Talking about Sankofa and Racial Reconciliation at North Park University

Today I had the pleasure of being invited to North Park Univeristy in Chicago to share during a panel discussion and follow up Chapel Chat. The topic centered on our aim to reach the moral excellence of racial reconciliation and justice. 

The message comes from this passage:

“By his divine power, God has given us everything we need for living a godly life. We have received all of this by coming to know him, the one who called us to himself by means of his marvelous glory and excellence.

In view of all this, make every effort to respond to God’s promises. Supplement your faith with a generous provision of moral excellence, and moral excellence with knowledge,”
‭‭2 Peter‬ ‭1:3, 5‬ ‭NLT‬‬,5.nlt

We were asked to briefly respond to the following prompts. The following is a copy of my speaking notes. 

1) What did I witness this past weekend that is a direct threat to moral excellence, something that does not reflect God’s character well. 

It’s become increasingly difficult to watch not only the way my ancestors were enslaved, but also the fabrication of a mild and sannatized history of this country that minimizes and justifies this evil.  

I’ve begun to see how capitalizism and industrialization have driven and benefited from the theft of Indiginus land and the enslavement of Black Americans.  In school I remember being taught about the invention of the cotton gin as if it suddenly made things better for everyone when in reality it multiplied the need for slave labor. The birth of the industrial revolution in the US was something that I never realized happened at the cost of enslaved people’s lives. 

When we think about repentance and how to turn from our evil ways, it’s not simply a matter of “Forget to forgive”.  In the spirit of Sankofa, we genuinely have to look back and correct the generations of false narratives. We have to address the ways that we have dehumanized and undervalued the contributions of people of color to this country.  We have to own the erasure of our suffering and oppression. We must begin to use our history as a lens — to see where we – both individually and collectively – continue to participate in this legacy of abuse and injustice. Then we can turn from our evil ways begin the healing of our land. (2 Chronicals 7:14)

2) What keeps you striving for reconciliation?

I center myself on the example of Jesus. I see his incarnation as the embodiment of the direct response required for reconciliation.  It’s not easy, pretty, or convenient but it’s essential. Speaking of Jesus, Hebrews 12:2-3 says “… For the joy set before him he endured the cross, scorning its shame . . .  Consider him who endured such opposition from sinners, so that you will not grow weary and lose heart.” 
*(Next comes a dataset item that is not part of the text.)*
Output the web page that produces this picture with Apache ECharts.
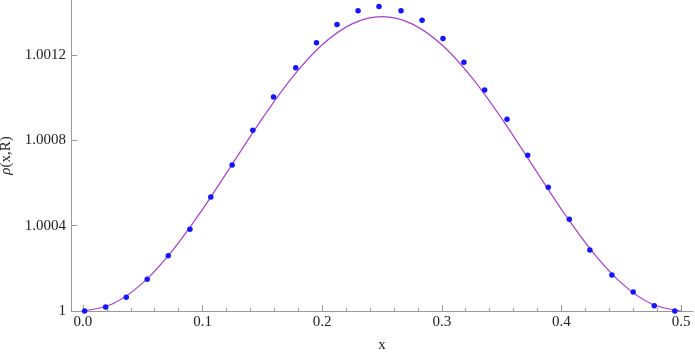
<!DOCTYPE html>
<html>
<head>
<meta charset="utf-8">
<script src="https://cdn.jsdelivr.net/npm/echarts@6/dist/echarts.min.js"></script>
<style>
  html, body { margin: 0; padding: 0; background: #fff; }
  #main { width: 695px; height: 356px; }
</style>
</head>
<body>
<div id="main"></div>
<script>
// sampled points (blue dots)
var dotX = [0.0014, 0.019, 0.0362, 0.0537, 0.0713, 0.0894, 0.1069, 0.1247, 0.142, 0.1593,
  0.1779, 0.1952, 0.2124, 0.23, 0.2475, 0.2659, 0.2835, 0.301, 0.3185, 0.3358,
  0.3545, 0.3718, 0.389, 0.4066, 0.4238, 0.4422, 0.46, 0.4776, 0.4948];
var dotY = [1, 1.0000188, 1.0000642, 1.0001487, 1.0002593, 1.000383, 1.000535, 1.000685, 1.000847, 1.001003,
  1.00114, 1.001258, 1.001343, 1.001408, 1.001427, 1.001408, 1.001363, 1.001277, 1.001166, 1.001036,
  1.000899, 1.00073, 1.00058, 1.00043, 1.000286, 1.000169, 1.0000891, 1.0000249, 1];

// purple curve, read every 0.025
var curveX = [0, 0.025, 0.05, 0.075, 0.1, 0.125, 0.15, 0.175, 0.2, 0.225, 0.25,
  0.275, 0.3, 0.325, 0.35, 0.375, 0.4, 0.425, 0.45, 0.475, 0.5];
var curveY = [1, 1.0000338, 1.0001318, 1.0002845, 1.0004768, 1.00069, 1.0009032, 1.0010956, 1.0012482, 1.0013462, 1.00138,
  1.0013462, 1.0012482, 1.0010956, 1.0009032, 1.00069, 1.0004768, 1.0002845, 1.0001318, 1.0000338, 1];

var xMajor = [0, 0.1, 0.2, 0.3, 0.4, 0.5];
var xMinor = [0.02, 0.04, 0.06, 0.08, 0.12, 0.14, 0.16, 0.18, 0.22, 0.24, 0.26, 0.28,
  0.32, 0.34, 0.36, 0.38, 0.42, 0.44, 0.46, 0.48];
var yTicks = [1, 1.0004, 1.0008, 1.0012];

var font = 'Liberation Serif';
var axisGray = '#999';

var zip = function(xs, ys) {
  var res = [];
  for (var i = 0; i < xs.length; i++) res.push([xs[i], ys[i]]);
  return res;
};

var option = {
  animation: false,
  backgroundColor: '#fff',
  grid: { left: 71, right: 2, top: 0, bottom: 45, containLabel: false, outerBoundsMode: 'none' },
  xAxis: [
    {
      type: 'value',
      min: -0.01,
      max: 0.51,
      name: 'x',
      nameLocation: 'middle',
      nameGap: 27,
      nameTextStyle: { fontFamily: font, fontSize: 15, color: '#222' },
      axisLine: { onZero: false, lineStyle: { color: axisGray, width: 1 } },
      axisTick: { inside: true, length: 6, customValues: xMajor, lineStyle: { color: axisGray } },
      axisLabel: {
        customValues: xMajor,
        margin: 4,
        fontFamily: font, fontSize: 15, color: '#222',
        formatter: function(v) { return v.toFixed(1); }
      },
      splitLine: { show: false }
    },
    {
      type: 'value',
      position: 'bottom',
      min: -0.01,
      max: 0.51,
      axisLine: { show: false, onZero: false },
      axisTick: { inside: true, length: 3, customValues: xMinor, lineStyle: { color: axisGray } },
      axisLabel: { show: false },
      splitLine: { show: false }
    }
  ],
  yAxis: {
    type: 'value',
    min: 1,
    max: 1.001458,
    name: '{i|ρ}(x,R)',
    nameLocation: 'middle',
    nameGap: 57,
    nameMoveOverlap: false,
    nameRotate: 90,
    nameTextStyle: {
      fontFamily: font, fontSize: 15, color: '#222',
      rich: { i: { fontFamily: font, fontSize: 15, fontStyle: 'italic', color: '#222' } }
    },
    axisLine: { onZero: false, lineStyle: { color: axisGray, width: 1 } },
    axisTick: { inside: true, length: 6, customValues: yTicks, lineStyle: { color: axisGray } },
    axisLabel: {
      customValues: yTicks,
      margin: 5,
      fontFamily: font, fontSize: 15, color: '#222',
      formatter: function(v) { return Math.abs(v - 1) < 1e-9 ? '1' : v.toFixed(4); }
    },
    splitLine: { show: false }
  },
  series: [
    {
      type: 'line',
      data: zip(curveX, curveY),
      smooth: 0.35,
      showSymbol: false,
      clip: false,
      lineStyle: { color: '#a442c4', width: 1.2 },
      z: 2
    },
    {
      type: 'scatter',
      data: zip(dotX, dotY),
      symbolSize: 5.5,
      clip: false,
      itemStyle: { color: '#1515ff', opacity: 1 },
      z: 3
    }
  ]
};

var chart = echarts.init(document.getElementById('main'));
chart.setOption(option);
</script>
</body>
</html>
People come against me for speaking out about injustice.  I’m often accused of “perpetuating racism” and “dividing up the races” by exposing and challenging how white-supremacy still has a locked grip on our culture.  There are times where the verbal attacks and calls for violence against me can be discouraging.  But then I am reminded of the example of Jesus, who when he spoke folks were ready to throw him off a cliff! If that’s the expected response to radical truth, then I’ll have to wear my parachute while I cry loud and spare not! Dismantling oppression and abuse culture matters.  I can’t afford to let it go unchallenged. I realize that at the core of the Gospel is the message of liberation and reconciliation –  we can be restored and I’ve been equipped with the Spirit and with Truth do the work of restoration.